** start of RECORDS FOR THIS EXERCISE **
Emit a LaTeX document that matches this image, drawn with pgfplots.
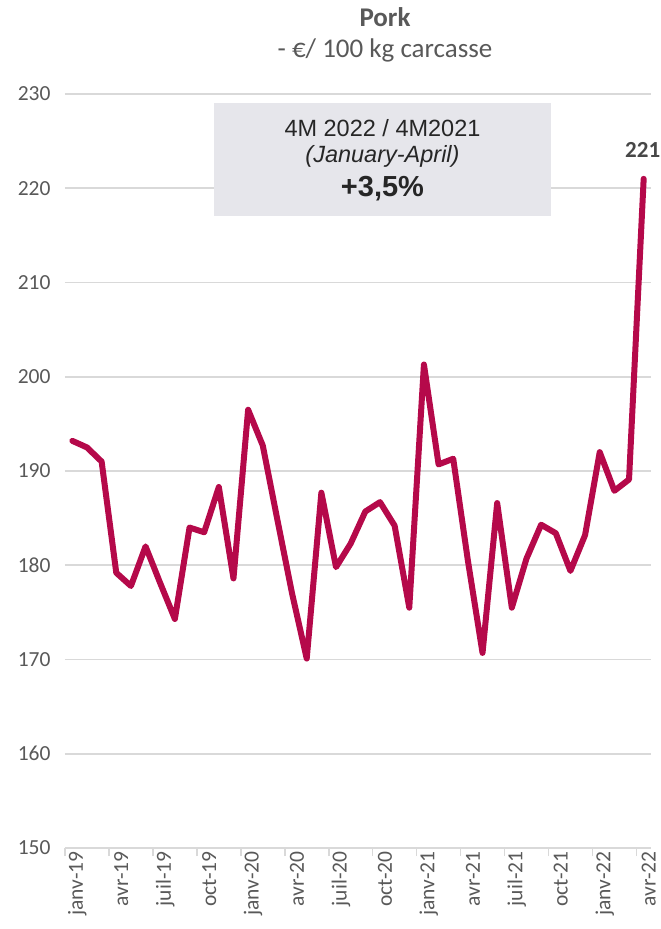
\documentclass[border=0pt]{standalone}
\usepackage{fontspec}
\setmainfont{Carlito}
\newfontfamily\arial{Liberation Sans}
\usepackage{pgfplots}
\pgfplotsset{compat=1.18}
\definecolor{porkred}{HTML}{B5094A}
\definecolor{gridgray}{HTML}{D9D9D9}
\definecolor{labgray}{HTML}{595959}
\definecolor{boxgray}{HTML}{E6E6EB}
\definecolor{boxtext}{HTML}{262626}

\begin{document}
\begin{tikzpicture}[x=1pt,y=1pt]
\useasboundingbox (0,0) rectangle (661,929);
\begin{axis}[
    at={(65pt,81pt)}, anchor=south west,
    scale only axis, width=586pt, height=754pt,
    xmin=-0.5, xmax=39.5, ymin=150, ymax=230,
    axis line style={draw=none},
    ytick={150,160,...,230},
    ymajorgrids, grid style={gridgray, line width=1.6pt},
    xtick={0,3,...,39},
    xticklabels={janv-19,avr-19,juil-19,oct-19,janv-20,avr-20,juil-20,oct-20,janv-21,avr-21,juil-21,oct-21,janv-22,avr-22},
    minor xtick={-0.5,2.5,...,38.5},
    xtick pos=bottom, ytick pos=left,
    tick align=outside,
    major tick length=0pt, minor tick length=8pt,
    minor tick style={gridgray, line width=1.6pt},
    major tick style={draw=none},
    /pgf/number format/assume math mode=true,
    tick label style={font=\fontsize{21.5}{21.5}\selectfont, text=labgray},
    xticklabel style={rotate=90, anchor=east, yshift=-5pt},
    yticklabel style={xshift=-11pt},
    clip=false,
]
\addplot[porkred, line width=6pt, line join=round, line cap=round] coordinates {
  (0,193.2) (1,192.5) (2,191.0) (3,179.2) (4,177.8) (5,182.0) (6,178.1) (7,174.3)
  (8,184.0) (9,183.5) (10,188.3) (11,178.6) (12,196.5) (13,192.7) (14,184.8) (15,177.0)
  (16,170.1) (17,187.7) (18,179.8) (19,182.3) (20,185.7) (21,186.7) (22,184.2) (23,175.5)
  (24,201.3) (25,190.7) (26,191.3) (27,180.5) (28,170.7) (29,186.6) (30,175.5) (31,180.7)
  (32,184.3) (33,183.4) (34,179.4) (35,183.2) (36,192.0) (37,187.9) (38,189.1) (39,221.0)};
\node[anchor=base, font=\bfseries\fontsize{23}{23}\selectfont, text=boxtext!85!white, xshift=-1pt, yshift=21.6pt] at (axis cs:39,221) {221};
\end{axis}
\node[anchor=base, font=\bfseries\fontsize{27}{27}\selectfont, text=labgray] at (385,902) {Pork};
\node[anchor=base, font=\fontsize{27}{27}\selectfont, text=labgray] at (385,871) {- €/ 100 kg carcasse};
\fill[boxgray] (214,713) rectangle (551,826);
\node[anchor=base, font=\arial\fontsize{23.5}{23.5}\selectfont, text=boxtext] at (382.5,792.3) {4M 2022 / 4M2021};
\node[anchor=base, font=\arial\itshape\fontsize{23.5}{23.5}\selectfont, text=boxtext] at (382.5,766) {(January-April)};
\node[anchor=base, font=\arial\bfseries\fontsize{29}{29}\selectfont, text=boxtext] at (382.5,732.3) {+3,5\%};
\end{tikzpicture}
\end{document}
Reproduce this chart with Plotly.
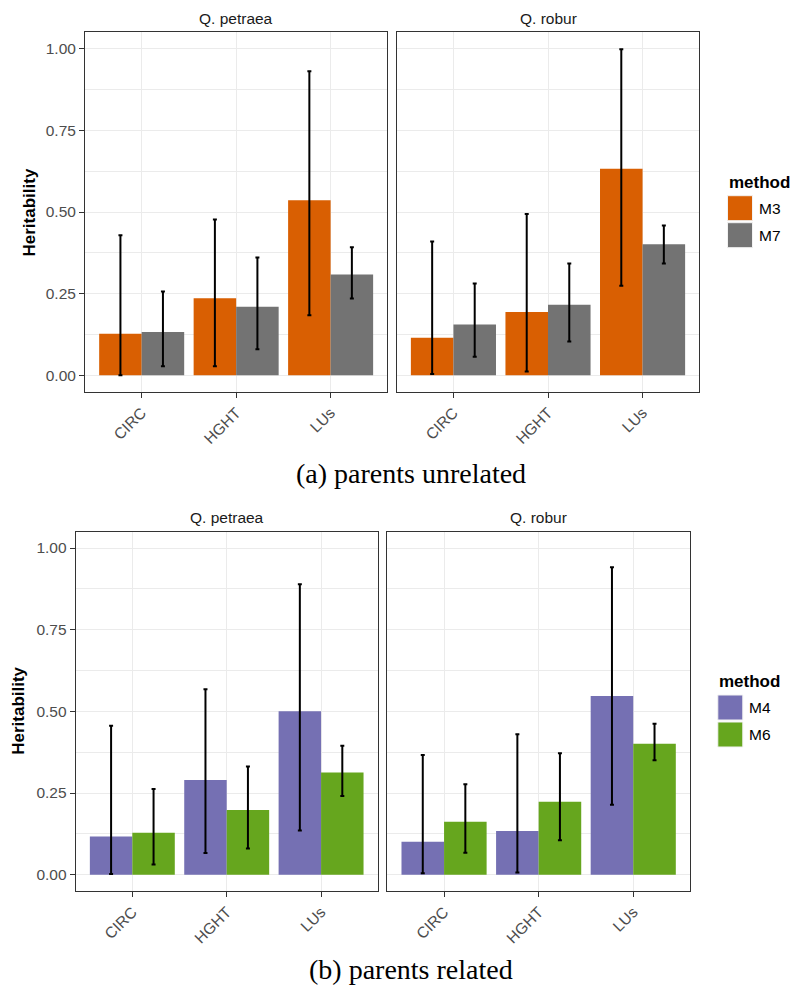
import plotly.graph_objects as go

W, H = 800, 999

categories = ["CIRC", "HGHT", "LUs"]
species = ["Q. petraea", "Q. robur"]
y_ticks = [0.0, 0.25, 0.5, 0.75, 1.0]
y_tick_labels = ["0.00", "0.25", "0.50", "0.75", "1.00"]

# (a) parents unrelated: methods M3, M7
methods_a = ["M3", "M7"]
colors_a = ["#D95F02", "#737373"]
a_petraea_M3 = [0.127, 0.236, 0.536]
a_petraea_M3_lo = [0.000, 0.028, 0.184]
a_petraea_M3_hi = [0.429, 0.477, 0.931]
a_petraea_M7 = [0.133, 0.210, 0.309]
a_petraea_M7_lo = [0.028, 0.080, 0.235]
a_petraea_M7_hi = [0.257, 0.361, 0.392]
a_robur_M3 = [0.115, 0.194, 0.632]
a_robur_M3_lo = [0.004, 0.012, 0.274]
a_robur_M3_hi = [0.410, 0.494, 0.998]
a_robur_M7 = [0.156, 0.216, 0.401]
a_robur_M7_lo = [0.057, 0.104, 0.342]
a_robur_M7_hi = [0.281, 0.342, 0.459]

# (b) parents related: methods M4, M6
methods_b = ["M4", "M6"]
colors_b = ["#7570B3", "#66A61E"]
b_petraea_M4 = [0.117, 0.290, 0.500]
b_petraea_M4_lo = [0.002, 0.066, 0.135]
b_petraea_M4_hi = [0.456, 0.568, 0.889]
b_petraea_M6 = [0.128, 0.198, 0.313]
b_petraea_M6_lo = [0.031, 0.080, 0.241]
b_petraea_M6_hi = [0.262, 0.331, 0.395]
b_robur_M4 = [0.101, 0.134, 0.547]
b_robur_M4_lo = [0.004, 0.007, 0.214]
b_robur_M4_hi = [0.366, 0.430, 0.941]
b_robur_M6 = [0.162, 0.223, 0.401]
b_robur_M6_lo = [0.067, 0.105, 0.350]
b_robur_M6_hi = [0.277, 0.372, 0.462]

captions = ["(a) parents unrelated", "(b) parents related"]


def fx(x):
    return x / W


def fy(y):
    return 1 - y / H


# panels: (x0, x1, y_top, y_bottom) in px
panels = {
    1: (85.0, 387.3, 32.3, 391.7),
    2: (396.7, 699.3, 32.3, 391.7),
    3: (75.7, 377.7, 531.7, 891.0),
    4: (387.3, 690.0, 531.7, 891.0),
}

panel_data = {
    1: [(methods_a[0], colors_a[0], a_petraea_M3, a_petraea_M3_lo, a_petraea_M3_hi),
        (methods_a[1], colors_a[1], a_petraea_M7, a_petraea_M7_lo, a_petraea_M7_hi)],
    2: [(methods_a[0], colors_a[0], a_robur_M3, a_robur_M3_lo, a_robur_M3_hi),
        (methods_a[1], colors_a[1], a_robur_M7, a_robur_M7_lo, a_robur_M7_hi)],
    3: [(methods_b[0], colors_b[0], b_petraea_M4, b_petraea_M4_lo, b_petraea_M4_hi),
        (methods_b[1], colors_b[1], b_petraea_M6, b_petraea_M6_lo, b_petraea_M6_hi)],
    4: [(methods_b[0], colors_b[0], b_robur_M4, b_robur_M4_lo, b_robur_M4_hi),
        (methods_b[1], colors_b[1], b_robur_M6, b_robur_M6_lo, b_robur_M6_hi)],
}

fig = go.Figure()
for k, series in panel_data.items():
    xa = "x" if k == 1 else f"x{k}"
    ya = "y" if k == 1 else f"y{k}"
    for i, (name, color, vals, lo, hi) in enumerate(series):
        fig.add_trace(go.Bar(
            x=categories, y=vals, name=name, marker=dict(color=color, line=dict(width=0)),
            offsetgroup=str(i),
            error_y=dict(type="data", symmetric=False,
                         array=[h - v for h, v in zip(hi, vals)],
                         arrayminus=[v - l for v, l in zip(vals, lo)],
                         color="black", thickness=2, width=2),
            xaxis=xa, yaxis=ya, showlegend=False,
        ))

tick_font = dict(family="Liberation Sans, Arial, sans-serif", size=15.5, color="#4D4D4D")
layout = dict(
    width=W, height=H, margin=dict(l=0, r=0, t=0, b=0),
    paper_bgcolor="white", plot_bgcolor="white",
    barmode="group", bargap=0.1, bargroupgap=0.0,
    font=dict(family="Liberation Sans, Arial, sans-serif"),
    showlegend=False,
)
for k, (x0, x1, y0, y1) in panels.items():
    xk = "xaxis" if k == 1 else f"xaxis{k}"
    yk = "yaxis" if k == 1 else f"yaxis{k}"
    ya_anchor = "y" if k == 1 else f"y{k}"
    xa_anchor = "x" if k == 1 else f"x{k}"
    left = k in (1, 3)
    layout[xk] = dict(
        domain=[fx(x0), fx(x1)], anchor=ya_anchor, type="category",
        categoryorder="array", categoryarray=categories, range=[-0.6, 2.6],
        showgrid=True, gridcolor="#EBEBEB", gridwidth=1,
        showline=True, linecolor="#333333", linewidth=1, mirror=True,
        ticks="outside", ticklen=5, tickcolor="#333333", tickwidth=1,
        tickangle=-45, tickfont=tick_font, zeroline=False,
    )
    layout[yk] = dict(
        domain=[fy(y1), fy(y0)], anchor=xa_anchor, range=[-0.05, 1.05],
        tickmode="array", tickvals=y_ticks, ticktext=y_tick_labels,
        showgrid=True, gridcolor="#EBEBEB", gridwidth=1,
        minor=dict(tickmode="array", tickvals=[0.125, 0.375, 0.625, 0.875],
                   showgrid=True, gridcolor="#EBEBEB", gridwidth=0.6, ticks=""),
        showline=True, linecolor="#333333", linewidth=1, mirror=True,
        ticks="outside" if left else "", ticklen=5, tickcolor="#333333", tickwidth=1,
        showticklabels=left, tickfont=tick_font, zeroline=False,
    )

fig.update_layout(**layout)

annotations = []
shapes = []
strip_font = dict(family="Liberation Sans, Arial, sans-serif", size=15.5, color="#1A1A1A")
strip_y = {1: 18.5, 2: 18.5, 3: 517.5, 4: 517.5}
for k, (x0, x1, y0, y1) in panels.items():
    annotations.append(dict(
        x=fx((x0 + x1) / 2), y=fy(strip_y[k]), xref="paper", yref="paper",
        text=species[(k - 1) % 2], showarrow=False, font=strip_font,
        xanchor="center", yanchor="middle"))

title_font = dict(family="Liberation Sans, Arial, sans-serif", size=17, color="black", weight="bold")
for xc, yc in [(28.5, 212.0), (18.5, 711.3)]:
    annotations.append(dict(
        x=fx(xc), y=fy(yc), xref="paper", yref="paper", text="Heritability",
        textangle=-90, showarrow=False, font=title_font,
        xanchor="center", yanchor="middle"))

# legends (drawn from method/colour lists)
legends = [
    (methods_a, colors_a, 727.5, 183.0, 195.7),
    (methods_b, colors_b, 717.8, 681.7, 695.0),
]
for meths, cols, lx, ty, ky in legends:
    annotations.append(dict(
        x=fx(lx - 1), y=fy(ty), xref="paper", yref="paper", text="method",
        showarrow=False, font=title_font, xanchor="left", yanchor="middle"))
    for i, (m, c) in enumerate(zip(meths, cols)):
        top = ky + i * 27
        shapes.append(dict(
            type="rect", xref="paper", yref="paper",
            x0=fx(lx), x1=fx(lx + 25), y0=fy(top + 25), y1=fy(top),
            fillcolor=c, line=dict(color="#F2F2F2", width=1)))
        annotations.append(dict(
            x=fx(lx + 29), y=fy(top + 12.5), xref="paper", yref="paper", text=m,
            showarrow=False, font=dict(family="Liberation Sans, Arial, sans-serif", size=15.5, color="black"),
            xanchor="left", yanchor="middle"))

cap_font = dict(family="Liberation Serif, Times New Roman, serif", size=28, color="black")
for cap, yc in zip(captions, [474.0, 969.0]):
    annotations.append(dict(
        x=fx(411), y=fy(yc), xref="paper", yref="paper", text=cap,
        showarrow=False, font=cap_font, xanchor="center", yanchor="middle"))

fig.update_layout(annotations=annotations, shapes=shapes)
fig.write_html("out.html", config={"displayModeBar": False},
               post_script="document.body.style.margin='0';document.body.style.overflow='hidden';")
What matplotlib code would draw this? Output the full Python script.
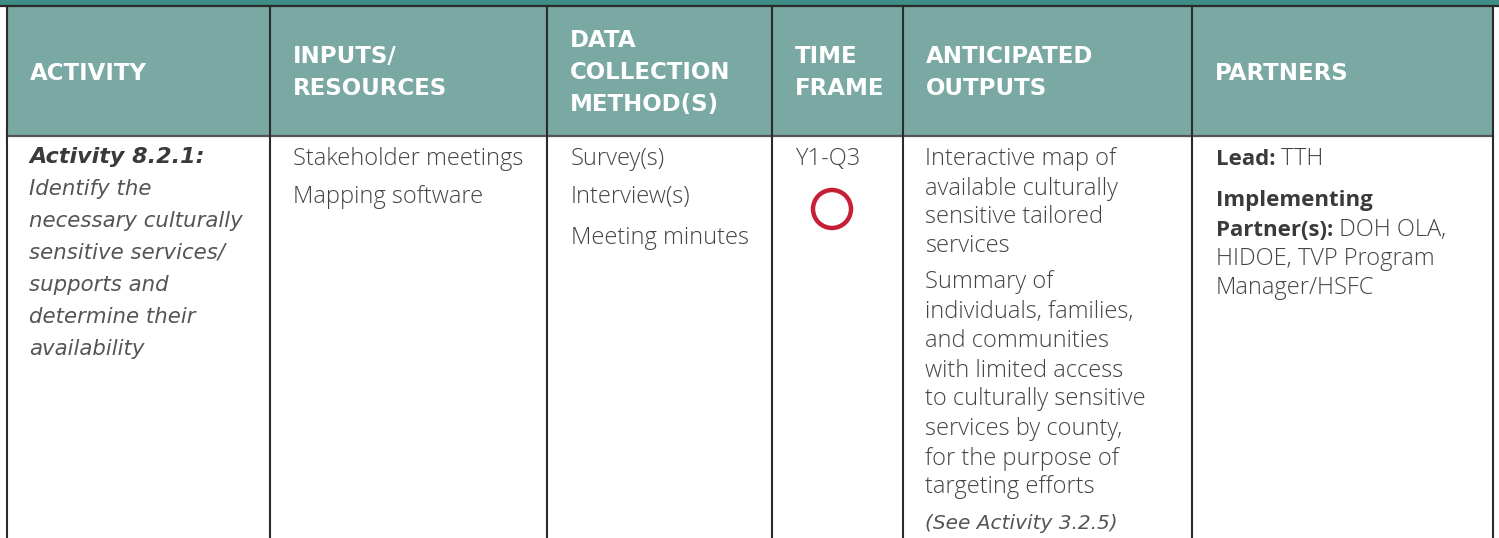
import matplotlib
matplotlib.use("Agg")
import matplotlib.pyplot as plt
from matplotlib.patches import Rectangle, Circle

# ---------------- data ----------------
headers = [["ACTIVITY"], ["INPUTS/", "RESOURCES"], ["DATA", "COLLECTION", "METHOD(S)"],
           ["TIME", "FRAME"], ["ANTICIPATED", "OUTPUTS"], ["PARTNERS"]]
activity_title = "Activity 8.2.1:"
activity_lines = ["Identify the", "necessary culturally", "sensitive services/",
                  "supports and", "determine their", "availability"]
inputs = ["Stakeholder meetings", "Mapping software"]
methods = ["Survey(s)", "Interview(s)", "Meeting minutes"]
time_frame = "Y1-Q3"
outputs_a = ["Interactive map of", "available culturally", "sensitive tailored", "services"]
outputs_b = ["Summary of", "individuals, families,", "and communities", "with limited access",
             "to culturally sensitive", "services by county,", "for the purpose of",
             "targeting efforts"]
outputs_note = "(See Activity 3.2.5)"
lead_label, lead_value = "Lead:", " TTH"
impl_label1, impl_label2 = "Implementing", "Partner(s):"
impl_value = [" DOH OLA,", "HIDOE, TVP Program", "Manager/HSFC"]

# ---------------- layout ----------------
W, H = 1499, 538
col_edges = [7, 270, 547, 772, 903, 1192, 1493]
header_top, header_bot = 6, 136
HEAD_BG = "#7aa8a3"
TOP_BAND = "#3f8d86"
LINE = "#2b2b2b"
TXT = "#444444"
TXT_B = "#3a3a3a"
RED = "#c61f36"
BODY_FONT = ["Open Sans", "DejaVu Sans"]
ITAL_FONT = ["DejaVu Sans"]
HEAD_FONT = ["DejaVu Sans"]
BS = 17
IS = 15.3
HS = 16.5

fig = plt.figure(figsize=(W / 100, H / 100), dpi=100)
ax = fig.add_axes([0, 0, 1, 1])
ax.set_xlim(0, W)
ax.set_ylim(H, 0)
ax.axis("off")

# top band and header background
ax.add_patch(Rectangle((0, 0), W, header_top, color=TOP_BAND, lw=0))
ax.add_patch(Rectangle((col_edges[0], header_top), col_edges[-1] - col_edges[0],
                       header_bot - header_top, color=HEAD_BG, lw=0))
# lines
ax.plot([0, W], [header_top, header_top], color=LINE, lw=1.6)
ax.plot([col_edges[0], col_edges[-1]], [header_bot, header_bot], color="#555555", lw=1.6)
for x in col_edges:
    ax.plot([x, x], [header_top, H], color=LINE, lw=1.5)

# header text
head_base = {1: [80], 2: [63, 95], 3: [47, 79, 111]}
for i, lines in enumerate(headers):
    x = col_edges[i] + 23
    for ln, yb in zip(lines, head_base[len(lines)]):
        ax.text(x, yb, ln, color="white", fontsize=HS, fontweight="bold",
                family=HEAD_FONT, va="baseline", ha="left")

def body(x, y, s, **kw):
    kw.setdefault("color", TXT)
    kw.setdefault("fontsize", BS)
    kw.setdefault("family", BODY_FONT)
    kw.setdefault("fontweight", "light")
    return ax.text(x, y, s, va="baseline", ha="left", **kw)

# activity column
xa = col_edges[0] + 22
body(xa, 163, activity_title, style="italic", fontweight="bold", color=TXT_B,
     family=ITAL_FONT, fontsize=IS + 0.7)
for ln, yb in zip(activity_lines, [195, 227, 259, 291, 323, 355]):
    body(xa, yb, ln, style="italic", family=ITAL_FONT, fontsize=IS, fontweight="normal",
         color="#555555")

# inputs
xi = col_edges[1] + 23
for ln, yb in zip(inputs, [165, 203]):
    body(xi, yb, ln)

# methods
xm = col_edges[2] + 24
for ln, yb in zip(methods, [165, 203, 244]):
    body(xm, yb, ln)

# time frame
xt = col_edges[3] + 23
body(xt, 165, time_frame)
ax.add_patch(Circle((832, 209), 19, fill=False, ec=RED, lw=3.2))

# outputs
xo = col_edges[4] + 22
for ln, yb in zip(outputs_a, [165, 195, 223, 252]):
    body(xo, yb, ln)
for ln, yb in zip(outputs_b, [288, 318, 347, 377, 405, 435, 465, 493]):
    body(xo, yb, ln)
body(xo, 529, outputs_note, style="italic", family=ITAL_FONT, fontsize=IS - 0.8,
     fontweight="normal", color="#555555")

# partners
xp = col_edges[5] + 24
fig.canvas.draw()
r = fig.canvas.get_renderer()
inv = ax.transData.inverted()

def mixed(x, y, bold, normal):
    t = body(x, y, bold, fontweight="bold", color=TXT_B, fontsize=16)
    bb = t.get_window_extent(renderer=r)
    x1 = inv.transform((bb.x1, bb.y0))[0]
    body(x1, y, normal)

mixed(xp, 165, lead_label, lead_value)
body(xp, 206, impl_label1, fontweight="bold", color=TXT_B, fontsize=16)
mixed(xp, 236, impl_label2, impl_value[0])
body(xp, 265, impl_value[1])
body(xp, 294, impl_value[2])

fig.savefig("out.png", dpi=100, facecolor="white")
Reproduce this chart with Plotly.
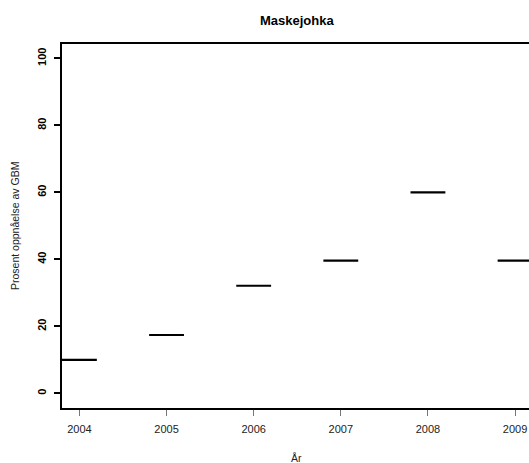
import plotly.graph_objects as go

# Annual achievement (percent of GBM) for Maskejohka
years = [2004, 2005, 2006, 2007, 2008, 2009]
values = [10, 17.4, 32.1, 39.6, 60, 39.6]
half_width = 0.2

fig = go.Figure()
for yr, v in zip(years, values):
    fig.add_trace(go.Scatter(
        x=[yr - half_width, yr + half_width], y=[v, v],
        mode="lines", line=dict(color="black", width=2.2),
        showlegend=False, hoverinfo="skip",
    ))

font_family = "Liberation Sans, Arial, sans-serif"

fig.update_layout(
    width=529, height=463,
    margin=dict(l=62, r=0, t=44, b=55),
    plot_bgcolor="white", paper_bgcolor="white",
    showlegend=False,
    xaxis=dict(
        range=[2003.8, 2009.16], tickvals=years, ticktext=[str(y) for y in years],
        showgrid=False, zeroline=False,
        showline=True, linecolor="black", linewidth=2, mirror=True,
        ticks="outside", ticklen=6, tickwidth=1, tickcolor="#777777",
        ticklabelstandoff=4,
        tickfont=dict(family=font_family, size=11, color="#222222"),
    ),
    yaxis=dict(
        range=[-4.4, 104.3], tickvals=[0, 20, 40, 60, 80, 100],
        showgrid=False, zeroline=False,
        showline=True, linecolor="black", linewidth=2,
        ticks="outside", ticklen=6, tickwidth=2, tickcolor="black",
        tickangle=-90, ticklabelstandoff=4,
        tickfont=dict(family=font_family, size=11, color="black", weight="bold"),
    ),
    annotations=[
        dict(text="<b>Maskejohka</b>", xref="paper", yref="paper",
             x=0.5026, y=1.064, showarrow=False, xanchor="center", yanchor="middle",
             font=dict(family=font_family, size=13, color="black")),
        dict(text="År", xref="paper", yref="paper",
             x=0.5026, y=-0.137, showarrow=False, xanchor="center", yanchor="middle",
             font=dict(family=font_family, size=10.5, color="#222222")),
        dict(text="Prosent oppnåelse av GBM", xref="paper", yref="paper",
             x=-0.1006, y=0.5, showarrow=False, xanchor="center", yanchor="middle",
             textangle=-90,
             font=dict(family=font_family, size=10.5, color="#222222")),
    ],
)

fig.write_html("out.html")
** end of RECORDS FOR THIS EXERCISE **
TASK GOAL – Do not copy any pictures. Retype exactly the stretch from the line with "What matplotlib code" through the line with "from matplotlib.patches import".

REPLY TO THE TASK –
What matplotlib code would draw this? Output the full Python script.
import matplotlib
matplotlib.use("Agg")
import matplotlib.pyplot as plt
from matplotlib.patches import Rectangle, Circle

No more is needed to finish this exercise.